• WORK REQUIRED: Each line containing the word "chart" must be reported.
⁂
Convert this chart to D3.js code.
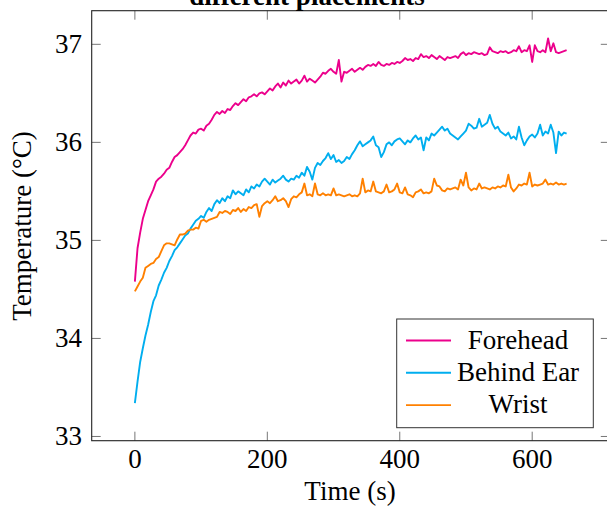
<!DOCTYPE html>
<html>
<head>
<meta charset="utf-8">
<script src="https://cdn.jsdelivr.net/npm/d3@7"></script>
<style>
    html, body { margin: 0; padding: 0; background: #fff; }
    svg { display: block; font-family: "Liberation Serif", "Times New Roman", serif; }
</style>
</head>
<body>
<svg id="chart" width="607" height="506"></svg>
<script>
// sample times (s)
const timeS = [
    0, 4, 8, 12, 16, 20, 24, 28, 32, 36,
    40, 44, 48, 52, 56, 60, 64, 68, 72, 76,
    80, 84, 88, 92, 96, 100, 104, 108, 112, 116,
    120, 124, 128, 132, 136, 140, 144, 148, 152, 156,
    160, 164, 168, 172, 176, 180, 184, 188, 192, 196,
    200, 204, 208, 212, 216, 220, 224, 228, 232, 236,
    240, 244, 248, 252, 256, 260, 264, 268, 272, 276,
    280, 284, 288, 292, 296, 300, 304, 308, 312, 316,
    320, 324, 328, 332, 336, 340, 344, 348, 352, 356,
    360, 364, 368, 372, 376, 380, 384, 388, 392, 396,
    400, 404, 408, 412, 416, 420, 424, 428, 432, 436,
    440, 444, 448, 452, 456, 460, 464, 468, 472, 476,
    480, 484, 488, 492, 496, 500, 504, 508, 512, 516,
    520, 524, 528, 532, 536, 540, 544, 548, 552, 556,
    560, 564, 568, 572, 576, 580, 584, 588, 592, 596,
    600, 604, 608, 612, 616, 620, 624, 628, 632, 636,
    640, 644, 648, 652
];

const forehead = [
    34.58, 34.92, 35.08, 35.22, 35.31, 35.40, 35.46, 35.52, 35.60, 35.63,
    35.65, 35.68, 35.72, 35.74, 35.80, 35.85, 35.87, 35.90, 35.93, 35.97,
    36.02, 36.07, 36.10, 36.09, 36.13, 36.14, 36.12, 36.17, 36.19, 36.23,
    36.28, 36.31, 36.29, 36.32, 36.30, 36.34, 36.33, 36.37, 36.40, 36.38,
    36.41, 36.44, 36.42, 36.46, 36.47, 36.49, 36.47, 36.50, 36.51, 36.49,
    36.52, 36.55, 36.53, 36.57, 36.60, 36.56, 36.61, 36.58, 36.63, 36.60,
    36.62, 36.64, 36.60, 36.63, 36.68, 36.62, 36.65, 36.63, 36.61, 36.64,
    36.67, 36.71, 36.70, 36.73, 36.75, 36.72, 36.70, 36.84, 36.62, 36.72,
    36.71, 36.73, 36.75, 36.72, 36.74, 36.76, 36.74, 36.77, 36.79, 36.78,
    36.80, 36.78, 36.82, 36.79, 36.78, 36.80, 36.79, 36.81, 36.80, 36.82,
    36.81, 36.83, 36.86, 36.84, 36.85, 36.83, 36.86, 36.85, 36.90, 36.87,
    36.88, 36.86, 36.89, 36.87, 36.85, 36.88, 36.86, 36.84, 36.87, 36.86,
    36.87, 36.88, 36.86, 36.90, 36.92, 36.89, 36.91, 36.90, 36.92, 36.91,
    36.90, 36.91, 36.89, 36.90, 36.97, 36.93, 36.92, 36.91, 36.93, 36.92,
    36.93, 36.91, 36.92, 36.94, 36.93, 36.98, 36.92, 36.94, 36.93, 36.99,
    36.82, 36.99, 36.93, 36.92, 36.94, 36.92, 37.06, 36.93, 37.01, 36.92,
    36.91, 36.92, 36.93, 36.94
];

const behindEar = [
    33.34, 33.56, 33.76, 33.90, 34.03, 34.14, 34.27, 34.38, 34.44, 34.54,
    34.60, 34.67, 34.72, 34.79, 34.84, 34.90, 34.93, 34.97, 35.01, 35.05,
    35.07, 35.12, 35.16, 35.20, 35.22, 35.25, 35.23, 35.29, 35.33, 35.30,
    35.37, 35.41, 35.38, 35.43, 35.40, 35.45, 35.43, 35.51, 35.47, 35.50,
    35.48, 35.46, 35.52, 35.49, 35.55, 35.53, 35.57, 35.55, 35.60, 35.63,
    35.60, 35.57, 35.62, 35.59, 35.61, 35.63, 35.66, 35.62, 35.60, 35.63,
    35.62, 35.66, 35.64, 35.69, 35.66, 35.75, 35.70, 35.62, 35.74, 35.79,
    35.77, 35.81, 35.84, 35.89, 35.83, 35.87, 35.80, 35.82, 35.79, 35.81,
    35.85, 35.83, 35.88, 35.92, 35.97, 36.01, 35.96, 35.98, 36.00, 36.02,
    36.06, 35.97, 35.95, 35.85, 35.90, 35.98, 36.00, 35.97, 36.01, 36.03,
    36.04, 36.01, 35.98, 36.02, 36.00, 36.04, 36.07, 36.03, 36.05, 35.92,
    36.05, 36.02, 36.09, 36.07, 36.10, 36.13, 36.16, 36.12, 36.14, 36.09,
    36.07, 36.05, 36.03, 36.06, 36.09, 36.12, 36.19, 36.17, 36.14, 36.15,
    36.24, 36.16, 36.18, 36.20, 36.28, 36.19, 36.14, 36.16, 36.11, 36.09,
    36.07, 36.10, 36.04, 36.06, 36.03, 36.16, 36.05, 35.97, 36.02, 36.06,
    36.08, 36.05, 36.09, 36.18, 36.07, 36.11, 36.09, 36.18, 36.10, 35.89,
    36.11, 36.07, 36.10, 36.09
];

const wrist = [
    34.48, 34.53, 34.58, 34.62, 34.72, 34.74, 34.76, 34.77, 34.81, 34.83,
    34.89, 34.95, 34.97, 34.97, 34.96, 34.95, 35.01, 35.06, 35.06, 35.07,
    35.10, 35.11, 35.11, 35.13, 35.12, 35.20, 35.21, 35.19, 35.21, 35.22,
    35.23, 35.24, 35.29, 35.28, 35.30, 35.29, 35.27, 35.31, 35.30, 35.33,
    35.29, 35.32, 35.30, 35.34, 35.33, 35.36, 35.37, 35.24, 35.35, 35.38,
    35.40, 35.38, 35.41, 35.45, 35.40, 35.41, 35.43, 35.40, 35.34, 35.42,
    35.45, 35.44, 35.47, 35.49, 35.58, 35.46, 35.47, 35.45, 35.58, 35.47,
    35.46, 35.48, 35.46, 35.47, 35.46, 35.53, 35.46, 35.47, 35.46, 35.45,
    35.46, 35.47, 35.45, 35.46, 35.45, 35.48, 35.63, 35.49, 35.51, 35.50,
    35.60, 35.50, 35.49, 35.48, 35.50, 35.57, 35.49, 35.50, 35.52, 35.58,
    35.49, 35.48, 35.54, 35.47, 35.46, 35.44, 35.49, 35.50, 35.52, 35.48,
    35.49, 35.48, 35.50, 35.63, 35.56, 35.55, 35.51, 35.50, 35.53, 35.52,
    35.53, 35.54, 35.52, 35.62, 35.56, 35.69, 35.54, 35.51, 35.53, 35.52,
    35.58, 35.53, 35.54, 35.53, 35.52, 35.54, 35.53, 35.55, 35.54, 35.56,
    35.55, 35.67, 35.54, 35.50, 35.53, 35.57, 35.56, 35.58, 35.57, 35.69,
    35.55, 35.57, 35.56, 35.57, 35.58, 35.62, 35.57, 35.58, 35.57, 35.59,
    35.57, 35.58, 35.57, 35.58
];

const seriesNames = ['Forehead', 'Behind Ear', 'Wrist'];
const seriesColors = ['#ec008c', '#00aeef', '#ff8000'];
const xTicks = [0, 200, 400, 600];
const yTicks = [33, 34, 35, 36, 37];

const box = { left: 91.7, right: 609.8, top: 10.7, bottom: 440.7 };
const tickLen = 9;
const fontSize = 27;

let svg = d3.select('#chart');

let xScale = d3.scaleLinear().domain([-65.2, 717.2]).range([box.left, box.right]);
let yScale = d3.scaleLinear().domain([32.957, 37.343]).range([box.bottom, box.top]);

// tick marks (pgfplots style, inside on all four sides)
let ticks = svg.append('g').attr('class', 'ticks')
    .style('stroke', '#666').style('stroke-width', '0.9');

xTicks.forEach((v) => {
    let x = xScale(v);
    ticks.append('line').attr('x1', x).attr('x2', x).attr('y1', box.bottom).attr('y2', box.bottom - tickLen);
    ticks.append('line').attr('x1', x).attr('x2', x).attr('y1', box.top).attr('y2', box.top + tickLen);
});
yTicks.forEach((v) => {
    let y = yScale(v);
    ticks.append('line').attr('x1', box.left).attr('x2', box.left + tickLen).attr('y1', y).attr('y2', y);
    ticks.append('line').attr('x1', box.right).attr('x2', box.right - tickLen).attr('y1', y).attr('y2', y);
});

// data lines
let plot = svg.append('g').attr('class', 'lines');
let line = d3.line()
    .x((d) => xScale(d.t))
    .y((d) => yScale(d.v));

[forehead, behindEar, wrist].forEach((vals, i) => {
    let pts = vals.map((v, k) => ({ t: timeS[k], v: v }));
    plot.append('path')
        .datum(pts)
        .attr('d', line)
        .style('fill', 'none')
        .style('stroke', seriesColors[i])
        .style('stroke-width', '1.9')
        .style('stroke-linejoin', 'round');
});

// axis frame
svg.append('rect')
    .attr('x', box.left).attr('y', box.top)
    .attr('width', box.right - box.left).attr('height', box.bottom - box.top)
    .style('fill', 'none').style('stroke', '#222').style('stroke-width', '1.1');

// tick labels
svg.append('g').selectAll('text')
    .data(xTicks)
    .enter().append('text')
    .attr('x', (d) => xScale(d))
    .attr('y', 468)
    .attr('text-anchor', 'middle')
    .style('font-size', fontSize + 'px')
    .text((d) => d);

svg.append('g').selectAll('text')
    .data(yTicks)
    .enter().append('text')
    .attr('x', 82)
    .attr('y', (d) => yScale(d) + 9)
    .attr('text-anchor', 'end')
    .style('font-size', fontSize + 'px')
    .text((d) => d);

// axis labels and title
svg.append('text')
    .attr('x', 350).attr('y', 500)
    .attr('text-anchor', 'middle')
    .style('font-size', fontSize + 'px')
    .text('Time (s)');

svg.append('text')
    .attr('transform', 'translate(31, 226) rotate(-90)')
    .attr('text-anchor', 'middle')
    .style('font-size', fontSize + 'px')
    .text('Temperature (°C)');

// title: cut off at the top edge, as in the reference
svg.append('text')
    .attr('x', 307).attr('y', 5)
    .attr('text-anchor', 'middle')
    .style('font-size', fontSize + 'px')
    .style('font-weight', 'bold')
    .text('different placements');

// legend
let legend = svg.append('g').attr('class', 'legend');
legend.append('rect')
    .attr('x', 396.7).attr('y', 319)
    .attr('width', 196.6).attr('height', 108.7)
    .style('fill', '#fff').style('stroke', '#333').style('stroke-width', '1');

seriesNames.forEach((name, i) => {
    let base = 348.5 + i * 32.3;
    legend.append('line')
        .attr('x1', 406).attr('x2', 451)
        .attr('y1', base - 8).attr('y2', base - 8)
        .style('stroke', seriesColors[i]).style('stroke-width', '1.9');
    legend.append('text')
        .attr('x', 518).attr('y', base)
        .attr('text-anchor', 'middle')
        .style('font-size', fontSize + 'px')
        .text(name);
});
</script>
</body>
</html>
⁂
• RESPONSE TO THIS EXERCISE:
Convert this chart to D3.js code.
<svg id="chart" width="607" height="506"></svg>
let svg = d3.select('#chart');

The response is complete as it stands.